Health Sec Warns NHS Must 'Accept Reforms'

Sophy Ridge, political correspondent
Cameron Calls For Summit On NHS Reforms

Health Secretary Andrew Lansley has warned the core values of the NHS are under threat unless substantial reforms are made.

As the eight-week "listening exercise" ends, Mr Lansley said he is prepared to accept "substantial and significant" changes to his plans but insisted sticking with the status quo is "not an option".

He argues "the NHS will face a financial crisis within a matter of years that will threaten the very values we hold so dear" unless the Government pushes through changes.

The Health Secretary warns it faces a £20bn a year funding blackhole, and by 2030, the number of over-85s requiring expensive health care is projected to reach 3.5 million, or one in 20 of the UK population.


As a result, the NHS will have to perform an additional two million operations a year and health spending will double to £230bn - the equivalent of £7,000 a second - in real terms, a figure the UK "simply cannot afford", he said.

The Health Secretary's intervention comes on the same day as the British Medical Association (BMA) launches a stinging attack on his plans.

The doctors' union warns proposals for "performance related pay" is "unethical" and threatens to undermine trust between doctors and patients.

Ministers are considering giving bonuses to GPs who demonstrate good financial management.

The BMA's Dr Laurence Buckman said: "GPs are very concerned about the potential conflicts of interest inherent in the health bill.

The BMA's Dr Laurence Buckman said: "GPs are very concerned about the potential conflicts of interest inherent in the health bill.

"They are worried that their patients' trust in them may be damaged unless there are transparent processes in place to ensure confidence that commissioning decisions are being made in patients' best interests.
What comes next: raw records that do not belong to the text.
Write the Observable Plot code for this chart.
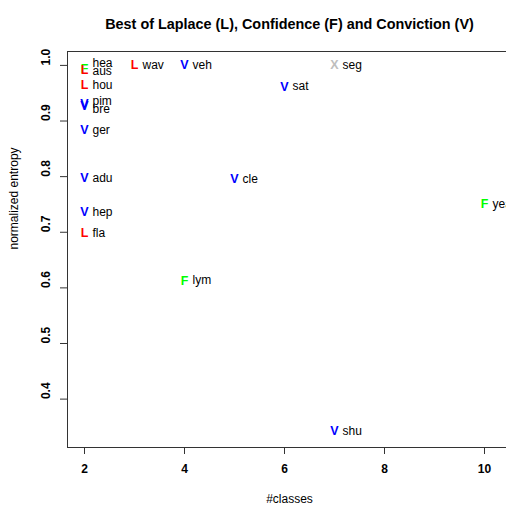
<!DOCTYPE html>
<html>
<head>
<meta charset="utf-8">
<script src="https://cdn.jsdelivr.net/npm/d3@7"></script>
<script src="https://cdn.jsdelivr.net/npm/@observablehq/plot@0.6"></script>
<style>
html, body { margin: 0; padding: 0; overflow: hidden; background: #fff; width: 506px; height: 505px; }
#chart { width: 520px; height: 505px; }
#chart svg { max-width: none !important; width: 520px !important; height: 505px !important; display: block; }
</style>
</head>
<body>
<div id="chart"></div>
<script>
// ---- data ----
const names = ["hea","aus","wav","veh","seg","hou","sat","pim","bre","ger","adu","cle","yea","hep","fla","lym","shu"];
const classes = [2,2,3,4,7,2,6,2,2,2,2,5,10,2,2,4,7];
const entropy = [0.993,0.991,1.0,1.0,1.0,0.964,0.962,0.931,0.927,0.883,0.797,0.795,0.750,0.736,0.698,0.613,0.342];
const labelEntropy = [1.004,0.990,1.0,1.0,1.0,0.964,0.962,0.935,0.922,0.883,0.797,0.795,0.750,0.736,0.698,0.613,0.342];
const measure = ["F","L","L","V","X","L","V","V","V","V","V","V","F","V","L","F","V"];
const measureKeys = ["L","F","V","X"];
const measureColors = ["#ff0000","#00ff00","#0000ff","#bebebe"];
const xTicks = [2,4,6,8,10];
const yTicks = [0.4,0.5,0.6,0.7,0.8,0.9,1.0];
const title = "Best of Laplace (L), Confidence (F) and Conviction (V)";
const xLabel = "#classes";
const yLabel = "normalized entropy";

const rows = names.map((n, i) => ({name: n, x: classes[i], y: entropy[i], ly: labelEntropy[i], m: measure[i]}));
const fmt = d3.format(".1f");

const chart = Plot.plot({
  width: 520,
  height: 505,
  marginLeft: 67,
  marginRight: 9,
  marginTop: 51,
  marginBottom: 58,
  style: {fontFamily: "'Liberation Sans', Arial, Helvetica, sans-serif", fontSize: "12px", background: "#fff", overflow: "visible"},
  x: {domain: [1.66, 10.54], axis: null},
  y: {domain: [0.313, 1.025], axis: null},
  color: {domain: measureKeys, range: measureColors},
  marks: [
    Plot.frame({stroke: "#333", strokeWidth: 1}),
    Plot.axisX(xTicks, {tickSize: 7, fill: "none", stroke: "#333"}),
    Plot.axisY(yTicks, {tickSize: 7, fill: "none", stroke: "#333"}),
    Plot.text(xTicks, {x: d => d, frameAnchor: "bottom", dy: 25, text: d => String(d), fontWeight: "bold", fontSize: 12, fill: "#000"}),
    Plot.text(yTicks, {y: d => d, frameAnchor: "left", dx: -21, rotate: -90, text: d => fmt(d), fontWeight: "bold", fontSize: 12, fill: "#000"}),
    Plot.text([xLabel], {frameAnchor: "bottom", dy: 55, text: d => d, fontSize: 12, fill: "#000"}),
    Plot.text([yLabel], {frameAnchor: "left", dx: -53, rotate: -90, text: d => d, fontSize: 12, fill: "#000"}),
    Plot.text([title], {frameAnchor: "top", dy: -33, text: d => d, fontWeight: "bold", fontSize: 14.4, fill: "#000"}),
    Plot.text(rows, {x: "x", y: "ly", text: "name", textAnchor: "start", dx: 8, fontSize: 12, fill: "#000"}),
    Plot.text(rows, {x: "x", y: "y", text: "m", fill: "m", fontWeight: "bold", fontSize: 12.5})
  ]
});
document.getElementById("chart").appendChild(chart);
</script>
</body>
</html>
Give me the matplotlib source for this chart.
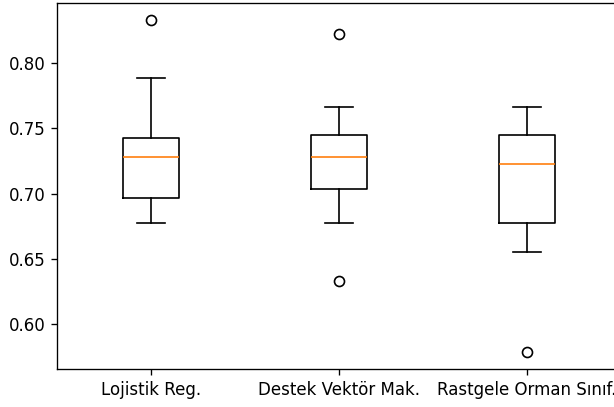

"We have produced guidance to help shadow consortia ensure that their workings are transparent and can pass public scrutiny, but we want the government to remove the proposal to give consortia performance-related bonuses from the health bill.


"Financially rewarding GPs by directly linking their earnings to their consortium's financial management, particularly when the NHS is under continuing pressure to reduce budgets, is completely unethical."

Mr Lansley's reforms, which would hand over commissioning powers to GPs and extend private sector provision of NHS services, have come under intense pressure after Deputy Prime Minister Nick Clegg made them a test of Liberal Democrat ministers' ability to flex their muscles within the coalition Government.

The legislative pause ordered by Prime Minister David Cameron to allow for further consultation comes to an end later this month, with the report of the NHS Future Forum.

Mr Clegg has indicated Liberal Democrat MPs may vote against the Health and Social Care Bill unless proposed changes are watered down in response to the consultation.

Writing in the Telegraph, Mr Lansley said: "We have always been clear that we are ready to accept any changes - substantial and significant - if they help us improve care for patients.

"When the Health and Social Care Bill comes back to Parliament, people should have every confidence that we will make the changes necessary to ensure the NHS is protected for our future generations.

"We will never privatise our NHS. But if we choose to ignore the pressures on it, the health service will face a financial crisis within a matter of years that will threaten the very values we hold so dear - of a comprehensive health service, available to all, free at the point of use and based on need and not the ability to pay.

"I will not allow that to happen."

Mr Lansley said that the work of the NHS Future Forum, which brings together doctors, nurses and other health professionals, was "critical to getting our reforms right - right for patients, and right for the future of the NHS".

The vision for the future set out by the Government would deliver "a truly world-class NHS, with doctors and nurses leading the design of health services, patients taking more control and budgets controlled by locally-accountable people", he said.

And he warned: "Our health service is facing huge challenges that, if not dealt with today, will almost certainly mean a crisis tomorrow.

"Enormous financial pressures loom large on the horizon, threatening to undermine our health service unless we act now."

However, Labour argues Mr Lansley has failed to make the case for his changes.

Shadow health secretary John Healey said: "Andrew Lansley is just adding to confusion and uncertainty in the health service.

"He makes a case for change but not the Tory-led Government's top down reorganisation of the NHS."